Parenting in the pre-online days was probably a lot easier: in general you know who's talking to your kids: they're probably playing in the {street,park,diner,mall} with their friends, or they're in their room listening to music or playing on {game console,PC} which are offline.

Now, kids have phones and Internet-connected devices and the whole world can reach them 24/7, and that includes a lot of creeps.

> You mean the people's rights to lure and attack my children?

Most child abductions and abuse[0] are from within the family or by people known to the child. Internet strangers are the absolute least of your worries.

[0] At least in the UK

Then enable parental controls on your children's devices. But don't enable it on my device, because I'm an adult.
There are no working parental controls. Have you tried? Because nobody is incentivized to make them work.

The California law basically mandates devices (including Linux) to have a parental controls mode and mandates apps to obey them under penalty of law.

This is bizarre, then, because the on-device Apple system just enables the existing parental controls by default, while the online verification systems are easily cirvumvented.
How do Apple parental controls work?
If you're letting your kids be lured and attacked, that's a parenting issue. Responsible parents aren't letting their kids slip out alone. The better solution to this would be some sort of penalty for irresponsible parenting.
I know this is a personal question, but i see this type of comment here so often, and it is hilariously naive. Do you have children?
> Responsible parents aren't letting their kids slip out alone.

Frankly, this is nonsense. European countries like Germany or Switzerland of France find it completely normal for their kids to walk to school without parents (at 6 or even 5 years old) or to play outside without parents. That is responsible parenting and good for kids themselves.

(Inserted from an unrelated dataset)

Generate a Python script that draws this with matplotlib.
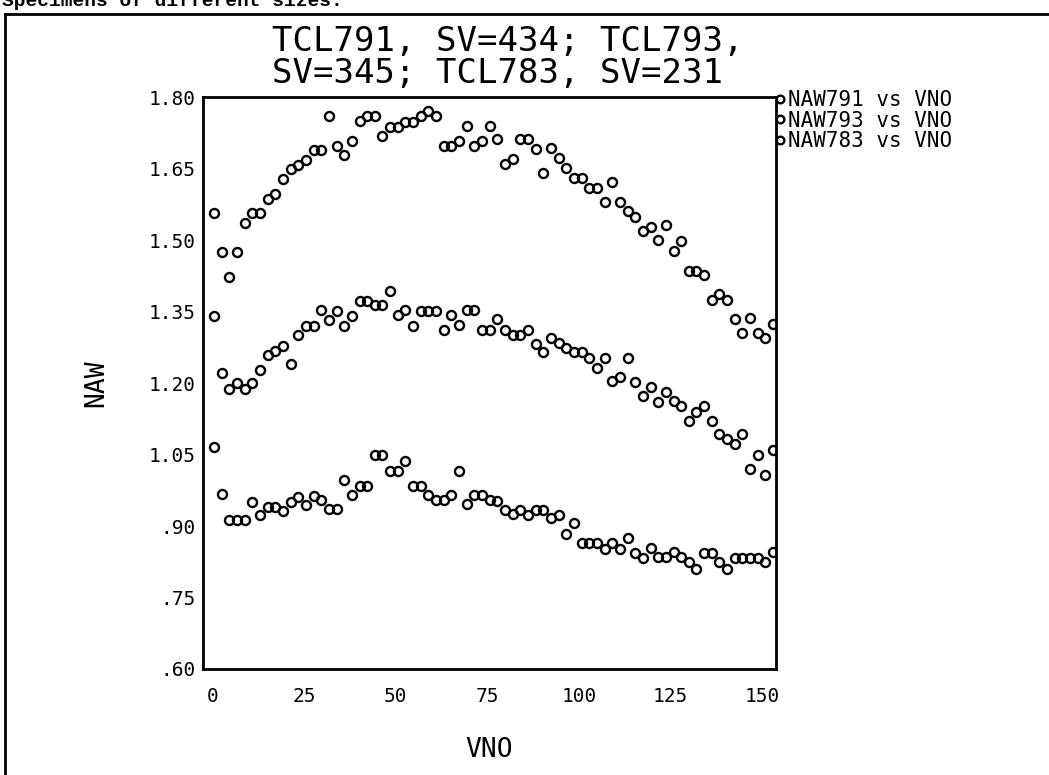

The American idea that parents must not let kids out of their sight until they are 18 is absurd. And then again, even Americans complain about it, because it is nonsense to Americans too - it is just that rhetorical device to blame the victim rather then the perpetrator.

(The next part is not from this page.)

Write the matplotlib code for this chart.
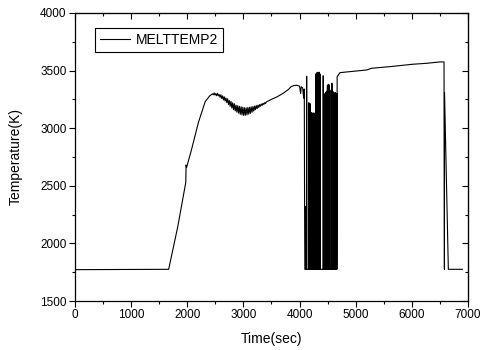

It is nonsense. But thinking it's okay for kids to be able to go outside and do what they want, but oh no the internet is dangerous and we need IDs is even more ridiculous, quite frankly.

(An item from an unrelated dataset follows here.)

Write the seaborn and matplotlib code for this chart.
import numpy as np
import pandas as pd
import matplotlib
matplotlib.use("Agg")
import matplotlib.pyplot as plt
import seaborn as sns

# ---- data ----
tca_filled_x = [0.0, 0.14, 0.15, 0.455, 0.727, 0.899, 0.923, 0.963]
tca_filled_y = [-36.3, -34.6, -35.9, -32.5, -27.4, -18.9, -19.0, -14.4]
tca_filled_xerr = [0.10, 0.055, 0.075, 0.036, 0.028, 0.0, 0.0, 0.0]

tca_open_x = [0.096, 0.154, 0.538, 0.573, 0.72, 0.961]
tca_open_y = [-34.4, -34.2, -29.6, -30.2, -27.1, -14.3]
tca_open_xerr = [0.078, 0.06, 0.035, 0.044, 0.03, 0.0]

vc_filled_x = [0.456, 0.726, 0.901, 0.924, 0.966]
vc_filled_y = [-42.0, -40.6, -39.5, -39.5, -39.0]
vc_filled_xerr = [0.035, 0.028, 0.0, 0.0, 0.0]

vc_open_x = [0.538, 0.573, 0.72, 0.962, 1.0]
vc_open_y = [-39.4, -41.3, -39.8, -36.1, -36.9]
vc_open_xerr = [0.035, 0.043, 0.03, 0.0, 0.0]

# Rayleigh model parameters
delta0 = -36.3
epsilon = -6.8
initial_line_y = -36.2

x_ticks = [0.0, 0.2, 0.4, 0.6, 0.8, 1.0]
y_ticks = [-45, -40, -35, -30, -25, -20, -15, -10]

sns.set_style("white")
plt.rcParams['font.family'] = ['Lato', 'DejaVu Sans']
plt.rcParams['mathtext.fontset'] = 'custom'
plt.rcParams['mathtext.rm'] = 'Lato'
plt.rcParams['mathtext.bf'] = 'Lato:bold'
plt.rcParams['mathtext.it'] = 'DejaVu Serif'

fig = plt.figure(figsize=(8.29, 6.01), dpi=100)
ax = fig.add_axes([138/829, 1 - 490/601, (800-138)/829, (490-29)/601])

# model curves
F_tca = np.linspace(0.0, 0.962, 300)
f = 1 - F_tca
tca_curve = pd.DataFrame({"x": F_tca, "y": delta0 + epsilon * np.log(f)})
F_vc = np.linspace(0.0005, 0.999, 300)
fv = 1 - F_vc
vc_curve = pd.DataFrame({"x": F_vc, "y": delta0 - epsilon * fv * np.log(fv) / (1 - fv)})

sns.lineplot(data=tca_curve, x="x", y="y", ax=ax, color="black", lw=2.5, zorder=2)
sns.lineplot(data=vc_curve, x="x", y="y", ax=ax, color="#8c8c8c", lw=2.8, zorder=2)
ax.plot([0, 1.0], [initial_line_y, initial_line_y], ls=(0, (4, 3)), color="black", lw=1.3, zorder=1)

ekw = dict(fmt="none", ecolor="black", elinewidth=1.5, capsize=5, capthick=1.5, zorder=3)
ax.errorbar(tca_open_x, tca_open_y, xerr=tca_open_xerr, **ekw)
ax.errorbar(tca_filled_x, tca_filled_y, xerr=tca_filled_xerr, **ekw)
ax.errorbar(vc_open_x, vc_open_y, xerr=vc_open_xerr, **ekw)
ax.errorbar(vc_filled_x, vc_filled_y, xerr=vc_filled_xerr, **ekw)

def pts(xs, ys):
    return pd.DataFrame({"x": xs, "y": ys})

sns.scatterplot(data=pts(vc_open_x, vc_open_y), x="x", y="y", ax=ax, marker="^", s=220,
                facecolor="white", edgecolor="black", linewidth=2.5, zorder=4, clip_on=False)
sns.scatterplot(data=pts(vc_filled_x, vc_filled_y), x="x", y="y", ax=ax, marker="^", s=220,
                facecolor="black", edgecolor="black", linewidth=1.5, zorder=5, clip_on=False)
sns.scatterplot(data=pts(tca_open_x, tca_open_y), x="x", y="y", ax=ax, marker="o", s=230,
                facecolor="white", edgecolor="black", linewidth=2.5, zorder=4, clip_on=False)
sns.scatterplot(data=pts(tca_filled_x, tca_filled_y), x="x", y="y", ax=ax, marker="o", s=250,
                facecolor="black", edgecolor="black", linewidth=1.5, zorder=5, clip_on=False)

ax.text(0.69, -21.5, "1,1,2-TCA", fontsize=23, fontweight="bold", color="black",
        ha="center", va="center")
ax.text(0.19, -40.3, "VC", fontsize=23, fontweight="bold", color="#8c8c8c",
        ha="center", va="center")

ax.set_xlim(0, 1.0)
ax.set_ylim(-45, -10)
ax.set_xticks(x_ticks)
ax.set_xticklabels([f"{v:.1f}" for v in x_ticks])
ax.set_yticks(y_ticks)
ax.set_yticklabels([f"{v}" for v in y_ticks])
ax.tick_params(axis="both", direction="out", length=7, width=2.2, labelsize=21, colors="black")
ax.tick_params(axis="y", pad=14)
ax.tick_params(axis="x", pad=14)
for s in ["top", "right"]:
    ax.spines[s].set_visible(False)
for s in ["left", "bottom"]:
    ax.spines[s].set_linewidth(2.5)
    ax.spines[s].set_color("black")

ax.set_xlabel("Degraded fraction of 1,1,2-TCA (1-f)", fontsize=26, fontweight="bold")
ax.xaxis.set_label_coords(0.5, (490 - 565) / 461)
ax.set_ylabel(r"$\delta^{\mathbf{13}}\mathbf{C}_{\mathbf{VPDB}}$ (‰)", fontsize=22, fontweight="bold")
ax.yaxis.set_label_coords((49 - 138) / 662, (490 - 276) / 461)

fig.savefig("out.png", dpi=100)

If you don't want kids using social media, set up a network filter. But if you want to have mandatory ID for social media to "protect kids", but you have no trouble letting your kid go outside and get up to who knows what (they're absolutely going to be browsing the internet on their "cool friend's" computer and doing devilish things like saying naughty words on reddit), then I think anyone who really believes that needs to post their ID as proof. Because it's a very contradictory and inorganic thought process.

There are many laws regulating adults behavior outside. Outside is safer then online too.
> but okay

Serious topic, don't do that.

Protecting children is hard. Generations of parents have been put under loads of pointless stress so that they leave lots of education to "the system" and it's clerks, most of which were only good enough at their jobs. Things developed, and mistakes of deliberately mislead parents were conventionally framed as life and life's lessons.

We are talking about thousands of kids/adolescents raped every party weekend in US and Europe ( rape is jut one extreme example ).

The role of social media in the mere exposure effect to character types and behavioral patterns is obvious--and probably well studied--but "it's just social media - raise your kids well and stop blaming others" works about as well as outlining how certain pop segments were sabotaged for decades and couldn't even exert the free will to do things better/differently--even though they noticed the premises and conclusions of certain problems--because it went against the advice of figures who were perceived as authoritative.

Maybe get good at parenting?
This is what we call a "thought-terminating cliché"
Call it what you want, but spoiling children with digital devices before they can even talk properly and then trying to forcing everyone to upload their ID to random server (which will sell/leak that) is definitely a parenting issue.
What causes it?
Sex.
Ah. The ancient Egyptians didn't have this problem because they didn't have sex?